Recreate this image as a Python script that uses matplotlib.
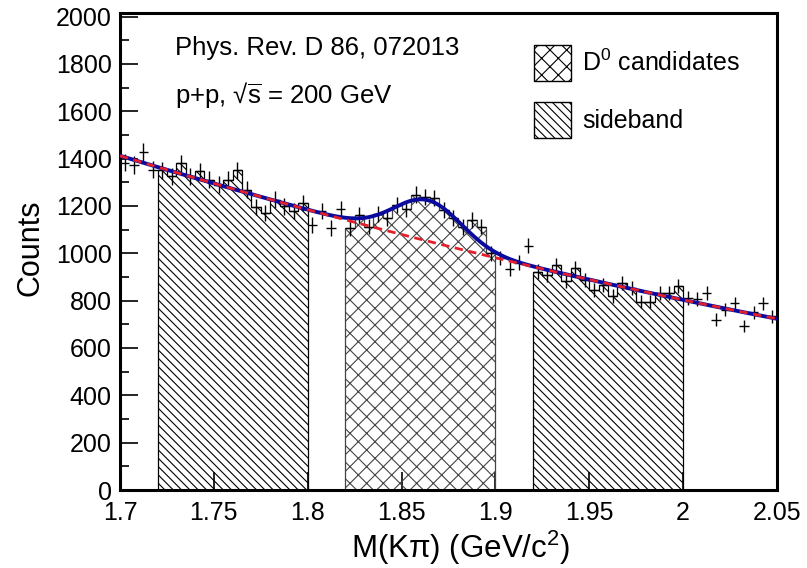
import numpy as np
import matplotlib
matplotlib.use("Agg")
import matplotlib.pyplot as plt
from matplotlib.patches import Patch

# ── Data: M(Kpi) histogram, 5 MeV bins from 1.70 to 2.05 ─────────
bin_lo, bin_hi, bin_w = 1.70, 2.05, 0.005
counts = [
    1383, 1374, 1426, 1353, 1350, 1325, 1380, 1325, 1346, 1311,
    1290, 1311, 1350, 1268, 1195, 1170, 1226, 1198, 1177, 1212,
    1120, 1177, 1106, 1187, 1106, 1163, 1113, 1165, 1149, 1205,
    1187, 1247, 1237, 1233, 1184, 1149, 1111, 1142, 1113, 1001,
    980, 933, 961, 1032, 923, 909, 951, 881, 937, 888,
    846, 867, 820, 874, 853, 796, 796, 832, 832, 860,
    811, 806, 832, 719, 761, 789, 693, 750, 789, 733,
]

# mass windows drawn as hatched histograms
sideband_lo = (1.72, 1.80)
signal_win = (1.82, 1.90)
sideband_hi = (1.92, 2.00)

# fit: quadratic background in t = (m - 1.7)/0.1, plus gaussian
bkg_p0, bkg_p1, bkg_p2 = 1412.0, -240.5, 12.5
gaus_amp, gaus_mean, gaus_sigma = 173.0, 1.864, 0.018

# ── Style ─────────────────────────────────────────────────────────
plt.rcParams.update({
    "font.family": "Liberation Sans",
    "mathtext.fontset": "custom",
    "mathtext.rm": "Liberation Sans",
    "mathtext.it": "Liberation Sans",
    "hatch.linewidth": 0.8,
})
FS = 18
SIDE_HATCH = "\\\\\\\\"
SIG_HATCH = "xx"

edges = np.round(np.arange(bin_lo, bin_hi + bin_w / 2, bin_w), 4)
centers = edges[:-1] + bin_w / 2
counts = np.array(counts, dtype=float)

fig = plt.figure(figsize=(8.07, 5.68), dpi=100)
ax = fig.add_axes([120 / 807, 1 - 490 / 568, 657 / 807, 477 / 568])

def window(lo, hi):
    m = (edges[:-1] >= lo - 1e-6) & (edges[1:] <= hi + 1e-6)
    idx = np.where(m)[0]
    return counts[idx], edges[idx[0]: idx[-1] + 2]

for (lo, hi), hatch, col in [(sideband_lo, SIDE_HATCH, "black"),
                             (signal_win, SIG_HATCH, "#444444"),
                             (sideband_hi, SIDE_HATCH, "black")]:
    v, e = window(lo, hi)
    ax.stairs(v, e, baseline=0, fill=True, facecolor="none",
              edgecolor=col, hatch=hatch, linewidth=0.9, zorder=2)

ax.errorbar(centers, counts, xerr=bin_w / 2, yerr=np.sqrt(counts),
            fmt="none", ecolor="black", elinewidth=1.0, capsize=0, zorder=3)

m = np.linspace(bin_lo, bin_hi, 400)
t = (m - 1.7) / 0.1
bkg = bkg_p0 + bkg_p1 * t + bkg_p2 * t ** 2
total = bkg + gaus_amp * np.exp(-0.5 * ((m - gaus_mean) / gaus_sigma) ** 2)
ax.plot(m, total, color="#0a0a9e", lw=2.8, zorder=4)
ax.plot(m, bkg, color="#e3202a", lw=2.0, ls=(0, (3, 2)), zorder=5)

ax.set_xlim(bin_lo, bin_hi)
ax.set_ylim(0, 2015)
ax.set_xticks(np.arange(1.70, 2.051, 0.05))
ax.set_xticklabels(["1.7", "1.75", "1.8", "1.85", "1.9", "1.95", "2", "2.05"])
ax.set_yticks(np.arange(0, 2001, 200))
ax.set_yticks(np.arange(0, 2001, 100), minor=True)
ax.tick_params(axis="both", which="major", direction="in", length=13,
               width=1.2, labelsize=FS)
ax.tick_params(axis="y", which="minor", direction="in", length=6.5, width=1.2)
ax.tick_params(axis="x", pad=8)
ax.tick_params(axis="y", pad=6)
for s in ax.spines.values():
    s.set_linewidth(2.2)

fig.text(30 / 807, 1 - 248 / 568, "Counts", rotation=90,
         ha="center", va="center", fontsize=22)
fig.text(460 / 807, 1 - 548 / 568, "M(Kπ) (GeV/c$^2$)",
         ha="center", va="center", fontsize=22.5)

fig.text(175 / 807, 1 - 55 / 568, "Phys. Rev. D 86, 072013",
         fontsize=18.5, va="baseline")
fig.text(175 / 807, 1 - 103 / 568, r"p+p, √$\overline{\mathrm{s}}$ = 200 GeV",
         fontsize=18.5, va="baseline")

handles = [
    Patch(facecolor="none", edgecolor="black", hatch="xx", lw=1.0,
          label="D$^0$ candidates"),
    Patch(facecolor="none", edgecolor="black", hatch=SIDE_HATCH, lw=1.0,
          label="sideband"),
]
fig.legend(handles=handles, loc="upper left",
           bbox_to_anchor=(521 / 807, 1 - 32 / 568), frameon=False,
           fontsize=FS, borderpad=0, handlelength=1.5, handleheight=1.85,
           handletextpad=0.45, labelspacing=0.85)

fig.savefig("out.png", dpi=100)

===============

Repeat, word for word and with no pictures, only the lines running from the beginning of the data to the line that contains "from matplotlib.patches import Patch".

Recreate this image as a Python script that uses matplotlib.
import numpy as np
import matplotlib
matplotlib.use("Agg")
import matplotlib.pyplot as plt
from matplotlib.patches import Patch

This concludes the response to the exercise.